Your instructions → Count how many lines of the data below contain the string "this"; the reply should be that number alone.

Data rows →
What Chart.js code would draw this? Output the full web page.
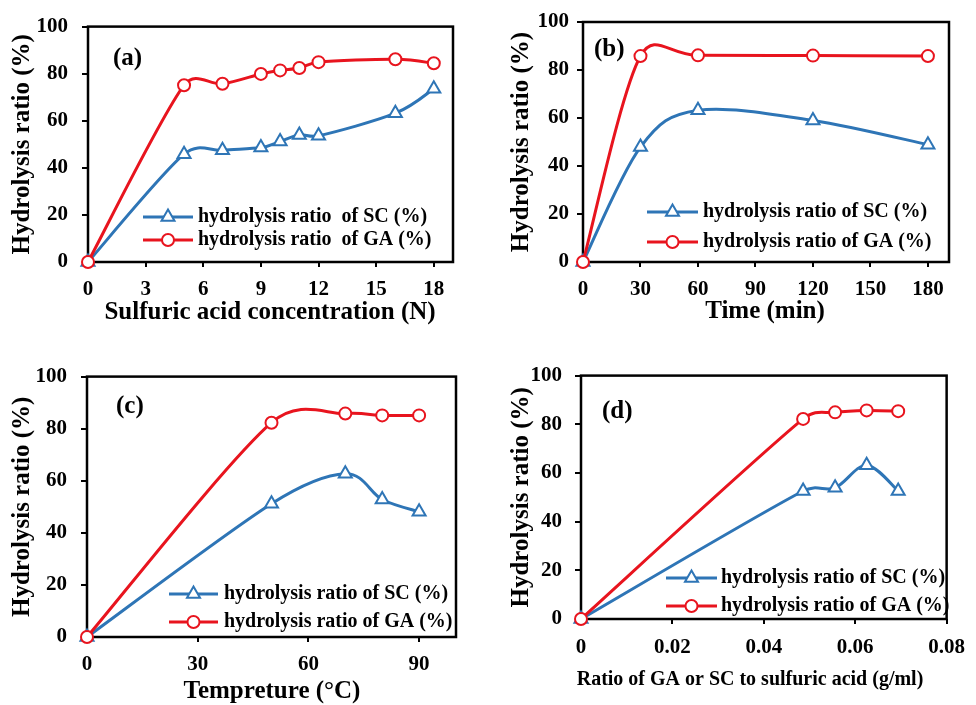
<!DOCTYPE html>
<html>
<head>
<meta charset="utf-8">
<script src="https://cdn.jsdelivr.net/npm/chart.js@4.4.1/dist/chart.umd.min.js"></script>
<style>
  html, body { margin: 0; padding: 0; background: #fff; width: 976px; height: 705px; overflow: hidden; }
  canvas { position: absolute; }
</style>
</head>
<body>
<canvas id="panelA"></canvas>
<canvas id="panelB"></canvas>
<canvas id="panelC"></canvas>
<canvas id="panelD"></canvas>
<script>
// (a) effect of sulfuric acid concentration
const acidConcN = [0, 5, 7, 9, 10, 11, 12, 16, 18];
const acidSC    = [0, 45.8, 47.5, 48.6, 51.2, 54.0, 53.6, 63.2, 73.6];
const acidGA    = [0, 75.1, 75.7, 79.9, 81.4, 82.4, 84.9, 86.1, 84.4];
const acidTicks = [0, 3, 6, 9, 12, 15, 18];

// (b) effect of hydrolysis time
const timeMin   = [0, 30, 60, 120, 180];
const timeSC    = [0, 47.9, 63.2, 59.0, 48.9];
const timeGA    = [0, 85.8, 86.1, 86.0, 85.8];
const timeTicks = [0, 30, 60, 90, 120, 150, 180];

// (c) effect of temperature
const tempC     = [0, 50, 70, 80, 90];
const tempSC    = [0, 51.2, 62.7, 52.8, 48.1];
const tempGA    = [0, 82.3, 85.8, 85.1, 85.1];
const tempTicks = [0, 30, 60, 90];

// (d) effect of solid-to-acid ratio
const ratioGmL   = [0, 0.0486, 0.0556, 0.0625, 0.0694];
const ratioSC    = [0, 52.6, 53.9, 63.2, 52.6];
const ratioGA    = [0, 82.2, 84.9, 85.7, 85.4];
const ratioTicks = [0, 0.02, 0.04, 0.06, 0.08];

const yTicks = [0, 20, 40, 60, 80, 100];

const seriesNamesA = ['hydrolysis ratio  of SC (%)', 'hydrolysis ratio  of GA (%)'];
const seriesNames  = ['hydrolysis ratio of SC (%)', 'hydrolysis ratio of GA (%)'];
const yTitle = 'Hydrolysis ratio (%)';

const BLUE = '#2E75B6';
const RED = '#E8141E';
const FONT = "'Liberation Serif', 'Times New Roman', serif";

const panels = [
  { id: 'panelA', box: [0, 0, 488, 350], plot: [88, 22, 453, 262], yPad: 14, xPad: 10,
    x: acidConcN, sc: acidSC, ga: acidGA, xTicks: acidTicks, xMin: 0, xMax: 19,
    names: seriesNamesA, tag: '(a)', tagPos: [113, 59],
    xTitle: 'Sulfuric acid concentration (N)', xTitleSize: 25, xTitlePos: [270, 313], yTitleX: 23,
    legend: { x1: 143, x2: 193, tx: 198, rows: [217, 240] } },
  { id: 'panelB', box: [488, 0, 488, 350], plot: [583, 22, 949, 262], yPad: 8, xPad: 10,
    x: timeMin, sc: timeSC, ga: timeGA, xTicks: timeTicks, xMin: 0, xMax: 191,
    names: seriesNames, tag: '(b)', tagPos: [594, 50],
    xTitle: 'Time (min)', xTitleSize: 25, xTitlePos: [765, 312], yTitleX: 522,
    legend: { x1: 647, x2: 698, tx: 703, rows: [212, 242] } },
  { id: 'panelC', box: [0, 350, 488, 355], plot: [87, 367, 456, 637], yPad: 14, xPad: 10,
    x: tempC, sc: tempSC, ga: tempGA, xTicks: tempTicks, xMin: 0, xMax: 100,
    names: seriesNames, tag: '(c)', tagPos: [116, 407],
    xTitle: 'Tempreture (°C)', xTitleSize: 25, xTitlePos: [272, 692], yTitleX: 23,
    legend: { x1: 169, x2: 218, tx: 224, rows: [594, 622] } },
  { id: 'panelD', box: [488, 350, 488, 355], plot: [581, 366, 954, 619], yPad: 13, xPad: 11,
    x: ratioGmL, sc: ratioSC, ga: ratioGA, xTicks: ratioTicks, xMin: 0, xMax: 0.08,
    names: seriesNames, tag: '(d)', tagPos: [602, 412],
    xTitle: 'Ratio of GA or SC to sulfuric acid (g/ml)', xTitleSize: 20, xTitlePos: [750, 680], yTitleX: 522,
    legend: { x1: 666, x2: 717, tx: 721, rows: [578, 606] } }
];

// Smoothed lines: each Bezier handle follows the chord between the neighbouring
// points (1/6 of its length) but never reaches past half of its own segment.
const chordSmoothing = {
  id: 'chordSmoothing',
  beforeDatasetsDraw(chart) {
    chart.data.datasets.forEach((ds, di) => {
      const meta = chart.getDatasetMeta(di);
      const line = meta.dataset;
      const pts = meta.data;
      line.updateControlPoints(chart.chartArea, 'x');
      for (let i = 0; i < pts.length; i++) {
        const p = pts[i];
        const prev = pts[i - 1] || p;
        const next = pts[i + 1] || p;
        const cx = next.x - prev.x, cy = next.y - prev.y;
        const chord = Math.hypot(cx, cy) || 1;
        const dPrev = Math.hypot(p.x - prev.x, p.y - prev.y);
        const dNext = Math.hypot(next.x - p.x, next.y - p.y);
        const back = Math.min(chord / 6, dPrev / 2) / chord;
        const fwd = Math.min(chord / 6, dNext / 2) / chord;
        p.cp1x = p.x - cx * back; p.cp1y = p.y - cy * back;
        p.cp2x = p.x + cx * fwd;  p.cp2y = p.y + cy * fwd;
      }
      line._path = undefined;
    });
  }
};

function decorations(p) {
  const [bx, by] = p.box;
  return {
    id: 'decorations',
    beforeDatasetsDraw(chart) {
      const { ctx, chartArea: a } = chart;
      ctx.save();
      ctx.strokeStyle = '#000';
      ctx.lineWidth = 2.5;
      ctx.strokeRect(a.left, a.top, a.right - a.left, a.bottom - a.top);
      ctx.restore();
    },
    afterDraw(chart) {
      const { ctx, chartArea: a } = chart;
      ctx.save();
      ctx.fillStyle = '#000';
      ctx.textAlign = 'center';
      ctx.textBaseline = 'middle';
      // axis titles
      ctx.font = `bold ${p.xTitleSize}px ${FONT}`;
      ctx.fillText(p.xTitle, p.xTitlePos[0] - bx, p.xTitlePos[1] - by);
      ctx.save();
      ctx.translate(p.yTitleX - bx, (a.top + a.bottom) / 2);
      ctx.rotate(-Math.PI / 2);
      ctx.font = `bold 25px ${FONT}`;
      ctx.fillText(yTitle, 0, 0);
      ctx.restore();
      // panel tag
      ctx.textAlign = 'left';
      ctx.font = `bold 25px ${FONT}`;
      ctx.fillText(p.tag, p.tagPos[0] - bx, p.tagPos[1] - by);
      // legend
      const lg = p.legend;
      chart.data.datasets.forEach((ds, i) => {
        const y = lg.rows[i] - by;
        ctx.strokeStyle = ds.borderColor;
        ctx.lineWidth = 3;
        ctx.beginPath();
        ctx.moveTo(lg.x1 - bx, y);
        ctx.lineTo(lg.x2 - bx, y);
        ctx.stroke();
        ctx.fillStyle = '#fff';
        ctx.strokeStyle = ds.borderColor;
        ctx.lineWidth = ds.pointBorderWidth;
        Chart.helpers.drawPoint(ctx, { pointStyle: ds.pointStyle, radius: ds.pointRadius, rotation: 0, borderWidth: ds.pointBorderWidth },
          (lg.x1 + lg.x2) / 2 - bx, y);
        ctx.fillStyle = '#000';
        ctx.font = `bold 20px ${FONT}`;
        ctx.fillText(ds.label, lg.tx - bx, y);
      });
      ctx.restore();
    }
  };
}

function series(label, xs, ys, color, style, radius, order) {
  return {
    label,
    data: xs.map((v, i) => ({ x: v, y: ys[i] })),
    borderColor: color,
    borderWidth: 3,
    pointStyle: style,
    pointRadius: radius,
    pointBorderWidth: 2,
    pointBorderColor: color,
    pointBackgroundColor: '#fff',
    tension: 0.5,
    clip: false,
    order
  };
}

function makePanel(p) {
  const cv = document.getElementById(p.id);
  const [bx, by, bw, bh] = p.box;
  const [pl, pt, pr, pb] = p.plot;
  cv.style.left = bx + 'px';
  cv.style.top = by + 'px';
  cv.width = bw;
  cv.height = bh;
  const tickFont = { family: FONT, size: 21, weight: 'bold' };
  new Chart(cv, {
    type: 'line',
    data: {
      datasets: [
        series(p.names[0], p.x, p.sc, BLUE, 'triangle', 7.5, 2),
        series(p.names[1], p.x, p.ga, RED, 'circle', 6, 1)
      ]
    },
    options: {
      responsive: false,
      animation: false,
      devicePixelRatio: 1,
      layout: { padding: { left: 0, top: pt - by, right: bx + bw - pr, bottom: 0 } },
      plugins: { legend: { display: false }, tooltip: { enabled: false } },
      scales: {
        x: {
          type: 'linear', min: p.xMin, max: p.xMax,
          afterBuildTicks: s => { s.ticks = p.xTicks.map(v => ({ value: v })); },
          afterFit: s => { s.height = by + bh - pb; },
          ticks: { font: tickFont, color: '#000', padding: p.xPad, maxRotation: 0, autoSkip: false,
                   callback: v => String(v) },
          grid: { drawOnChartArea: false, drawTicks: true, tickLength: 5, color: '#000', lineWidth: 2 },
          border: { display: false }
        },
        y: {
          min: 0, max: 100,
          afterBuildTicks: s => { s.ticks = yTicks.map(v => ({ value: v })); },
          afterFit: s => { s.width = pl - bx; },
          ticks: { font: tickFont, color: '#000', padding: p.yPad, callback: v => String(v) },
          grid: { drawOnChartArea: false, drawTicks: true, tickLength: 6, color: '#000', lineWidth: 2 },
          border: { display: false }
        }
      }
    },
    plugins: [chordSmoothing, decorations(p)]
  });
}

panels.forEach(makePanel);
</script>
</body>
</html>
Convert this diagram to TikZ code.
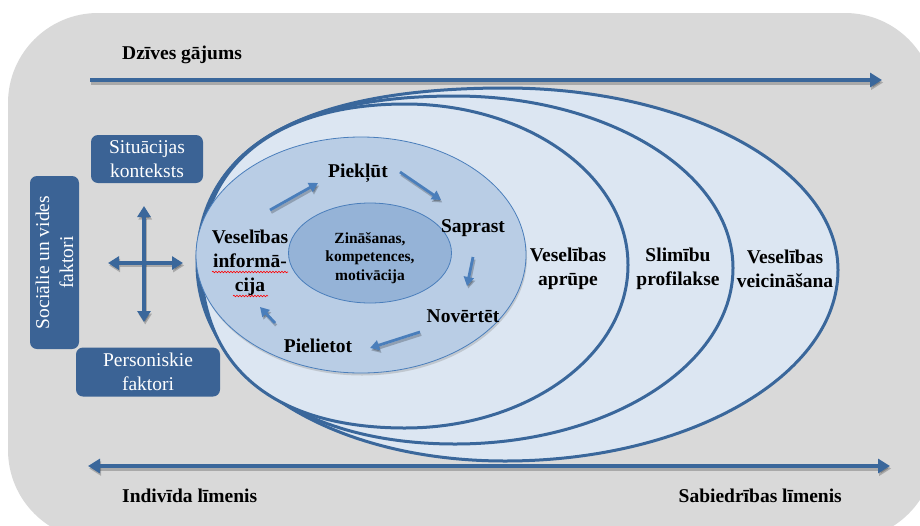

Response → 2